Scottish Police Services Authority
- SPSA Logo
- Abbreviation: SPSA
- Formation: 1 April 2007
- Dissolved: 1 April 2013
- Type: Scottish Police Support Services
- Legal status: Merged to Police Scotland
- Purpose: Provide National Support to the Scottish Police Services
- Headquarters: Glasgow
- Region served: Scotland
- Chief Executive: Andrea Quinn
- Parent organization: Scottish Government
- Website: spsa.police.uk

= Scottish Police Services Authority =

The Scottish Police Services Authority (SPSA) was a public body of the Scottish Government responsible for certain central services for police forces in Scotland.

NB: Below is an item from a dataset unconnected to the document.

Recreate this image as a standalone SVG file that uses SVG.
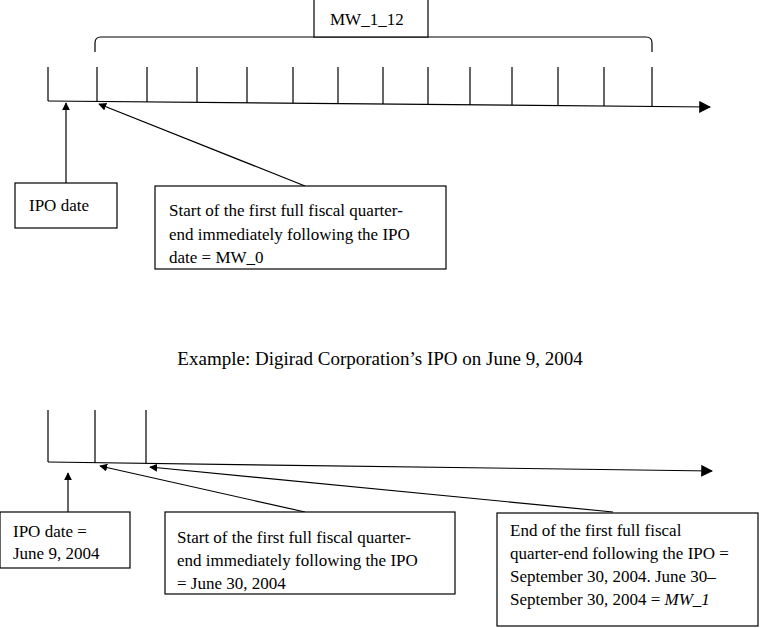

It was established on 1 April 2007, following the passing of the Police, Public Order and Criminal Justice (Scotland) Act 2006. The SPSA assumed responsibility for the Scottish Police College, the Scottish Drug Enforcement Agency, the Scottish Criminal Records Office and the Scottish Police Information Strategy. The authority also controlled central Police services such as Forensics and IT.

With effect from 1 April 2013, the structure of policing in Scotland changed. The eight regional forces, plus the Scottish Crime and Drug Enforcement Agency and the Scottish Police Services Authority, were replaced by the new Police Scotland which is overseen by the Scottish Police Authority.